Die GWG gibt sich aufmüpfig

Transparenz ist Mangelware, der Geschäftsführer stellt sich bei Entscheidungen gegen die Stadtmutter.

Die GWG gibt sich aufmüpfig
Foto: A. Blazy

Wülfrath. Die strahlenden Gesichter mochten einen ganzen Raum erleuchten. Vor genau einem Jahr stellte Bürgermeisterin Claudia Panke den neuen Geschäftsführer der GWG, André Clasen, der Öffentlichkeit vor. Offen trat man für die Lösung eines Kombi-Geschäftsführers von Velberter Wobau und Wülfrather GWG ein. Das war’s dann aber auch mit Offenheit und Transparenz für das mehrheitlich in öffentlicher Hand befindliche Unternehmen. „Ich werde mir erst mal alles anschauen und die ersten Monate öffentlich gar nichts sagen“, sagte Clasen. Dabei blieb es.

Dass eine 85-prozentige Tochter der Stadt, also aller Wülfrather Bürger, sich ins stille Kämmerlein verabschiedet und nichts erklären wollte zum geschäftsflichen Tun, ist erstaunlich. Das kann man, wenn schon nicht billigen, so doch zumindest nachvollziehen, denn die GWG hatte heikle Fälle auf der Tagesordnung. Die Wohnungsbaugesellschaft prüfte intern eine Klage gegen zwei ehemalige Geschäftsführer. Nach Erkenntnissen der jetzigen Geschäftsführung sollen im Jahr 2008 Scheinverträge mit einer Wülfrather IT-Firma getätigt worden sein, bei denen die städtische Wohnungsbaugesellschaft keine Gegenleistungen erhalten haben soll.

Clasen drängte, vor der Gesellschafterversammlung zu klagen. Eine Entscheidung gibt es bis heute nicht — schon gar keine öffentliche. Vielleicht auch deshalb, weil die GWG vorsichtig geworden ist. Eine zweite Klage lief gegen die beiden Ex-Chefs auf Schadenersatz, weil das Duo das Grundstück Goethe-/Schillerstraße zu teuer gekauft habe, eine Haftung für den Käufer ausschlossen und die GWG später Sanierungskosten von einer halben Million Euro verkraften musste.

Die Klage der GWG wurde vom Landgericht abgewiesen, weil die Ansprüche abseits der juristischen Würdigung verjährt sind. Clasen informierte die Gesellschafterversammlung nicht — die Öffentlichkeit natürlich auch nicht. Die Mitglieder lasen es dann in der Presse. Das führte zu Unmut bei den Parteivertretern in der Gesellschafterversammlung Anfang der Woche, bestätigt ein Teilnehmer.

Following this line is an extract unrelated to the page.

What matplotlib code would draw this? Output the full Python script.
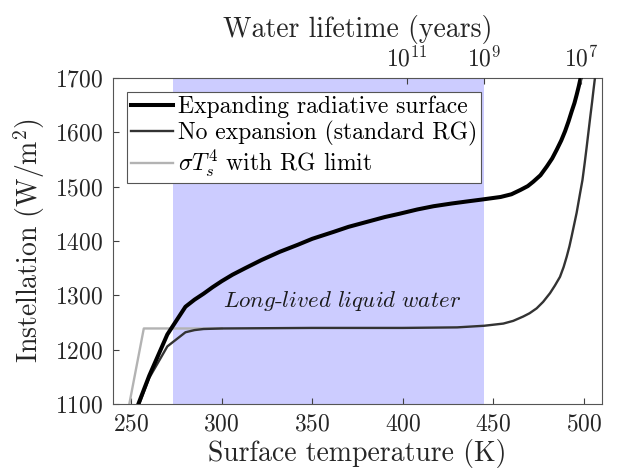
import matplotlib
matplotlib.use("Agg")
import matplotlib.pyplot as plt

plt.rcParams['font.family'] = 'serif'
plt.rcParams['font.serif'] = ['cmr10']
plt.rcParams['mathtext.fontset'] = 'cm'
plt.rcParams['axes.formatter.use_mathtext'] = True

# Expanding radiative surface
T_exp = [254, 260, 270, 280, 285, 290, 295, 300, 306, 313, 322, 332, 342, 350, 362,
         370, 380, 390, 398, 408, 417, 427, 436, 443, 454, 460, 465, 469, 472, 476,
         479.5, 482.5, 485, 487.5, 489.6, 491.5, 493.3, 494.8, 496, 497.2, 498.2]
S_exp = [1100, 1152, 1228, 1279, 1292, 1303, 1315, 1326, 1338, 1350, 1365, 1380, 1393, 1404, 1417,
         1426, 1435, 1444, 1450, 1458, 1464, 1469, 1473, 1476, 1481, 1486, 1494, 1501, 1509, 1521,
         1537, 1552, 1568, 1585, 1602, 1620, 1639, 1654, 1669, 1685, 1700]

# No expansion (standard RG)
T_std = [254.5, 260, 270, 280, 285, 290, 300, 350, 400, 430, 445, 455.5, 461, 466.5, 470,
         473.9, 477.5, 481.3, 484, 486.8, 488.8, 490.5, 492, 493.2, 494.6, 496, 497.9,
         499.2, 500.5, 501.5, 502.5, 503.5, 504.5, 505.3, 506.1]
S_std = [1100, 1148, 1206, 1232, 1236, 1238, 1239, 1240, 1240, 1241, 1244, 1248, 1253, 1261, 1267,
         1276, 1288, 1304, 1318, 1334, 1352, 1371, 1390, 1408, 1430, 1452, 1488,
         1512, 1545, 1572, 1600, 1628, 1655, 1678, 1700]

# sigma T^4 with RG limit
T_sig = [249, 257, 300]
S_sig = [1100, 1239, 1239]

liquid_range = [273, 444.8]
lifetime_T = [402.3, 444.8, 498.4]
lifetime_labels = [r'$10^{11}$', r'$10^{9}$', r'$10^{7}$']

xticks = [250, 300, 350, 400, 450, 500]
yticks = [1100, 1200, 1300, 1400, 1500, 1600, 1700]

fig = plt.figure(figsize=(6.23, 4.75), dpi=100)
ax = fig.add_axes([0.1814, 0.1495, 0.7849, 0.6863])

ax.axvspan(liquid_range[0], liquid_range[1], color='#ccccff', lw=0, zorder=0)
ax.plot(T_sig, S_sig, color='#b3b3b3', lw=1.7, label=r'$\sigma T_s^4$ with RG limit', zorder=2)
ax.plot(T_std, S_std, color='#333333', lw=1.7, label='No expansion (standard RG)', zorder=3)
ax.plot(T_exp, S_exp, color='black', lw=2.9, label='Expanding radiative surface', zorder=4)

ax.set_xlim(240, 510)
ax.set_ylim(1100, 1700)
ax.set_xticks(xticks)
ax.set_yticks(yticks)
ax.tick_params(direction='in', length=4, width=0.8, colors='#404040', labelcolor='#262626',
               labelsize=17, pad=7, top=False, right=False)
for s in ax.spines.values():
    s.set_color('#555555')
    s.set_linewidth(0.8)

ax.set_xlabel('Surface temperature (K)', fontsize=20, color='#262626', labelpad=2)
ax.set_ylabel(r'Instellation (W/m$^2$)', fontsize=20, color='#262626', labelpad=6)

ax.text(300.7, 1290, r'$\mathit{Long}$-$\mathit{lived\ liquid\ water}$', fontsize=16.5,
        color='#1a1a1a', va='center', ha='left', zorder=5)

h, l = ax.get_legend_handles_labels()
order = [2, 1, 0]
leg = ax.legend([h[i] for i in order], [l[i] for i in order], loc='upper left',
                bbox_to_anchor=(0.0286, 0.957), borderaxespad=0, fontsize=17,
                fancybox=False, framealpha=1, edgecolor='#555555',
                handlelength=1.8, handletextpad=0.2, labelspacing=0.1, borderpad=0.15)
leg.get_frame().set_linewidth(0.8)
leg.set_zorder(6)

ax2 = ax.twiny()
ax2.set_xlim(ax.get_xlim())
ax2.set_xticks(lifetime_T)
ax2.set_xticklabels(lifetime_labels)
ax2.tick_params(direction='in', length=4, width=0.8, colors='#404040', labelcolor='#262626',
                labelsize=17, pad=5)
for s in ax2.spines.values():
    s.set_visible(False)
ax2.set_xlabel('Water lifetime (years)', fontsize=20, color='#262626', labelpad=6)

fig.savefig('out.png', dpi=100)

Das Murren ist ohnehin seit langem spürbar. Seit Clasen die Sanierungs- und Umbaupläne diverser Mehrfamilienhäuser in der Wülfrather Innenstadt in den Ausschüssen vorstellte, sahen sich einige Ratsherren genötigt, darauf hinzuweisen, dass es nicht genügend preiswerten Wohnraum gibt. Clasen mochte nicht das Igitt-Wort „Sozialer Wohnungsbau“, bei dem man nicht so viel verdienen kann wie im freien Wohnungsbau.

Einstimmig verabschiedeten SPD, CDU, WG, Grüne, FDP und Linke trotzdem die Verpflichtung der GWG, künftig deutlich mehr auf preiswerten Wohnraum zu setzen. Es war die erste Schraubzwinge, die die Politik dem GWG-Geschäftsführer anlegte. So soll Clasen als Chef eines öffentlichen Unternehmens nun das machen, was gesamtstädtisch notwendig erscheint.

Es wird nicht die letzte Disziplinarmaßnahme sein, die die für viele „ungezogene Tochter“ der Stadt über sich ergehen lassen wird müssen. Seit Langem will die Stadt aus nachvollziehbaren Gründen ein neues Abfallkonzept. Ein Punkt ist der Umstieg vom Sack auf die Tonne. Trotz des ganzen Hin und Hers ist die Politik mehrheitlich für den Wechsel. Einer wird da aber nicht nur überzeugt, sondern möglicherweise gezwungen werden müssen: Andre Clasen, denn die GWG arbeitet bei ihren fast 800 Mietwohnungen fast nur mit Abfallsäcken.

Bürgermeisterin Claudia Panke wird in Zukunft mit der Politik auf die GWG, sprich Clasen, einwirken müssen, wenn der Beschluss umgesetzt werden soll. Denn: Ein sich sträubendes Tochter-Unternehmen, das das Gegenteil dessen macht, was die Stadt-Mutter beschlossen hat, wirkt unglaubwürdig. Wie soll man das denn den anderen Haus- und Wohnungsbesitzern erklären?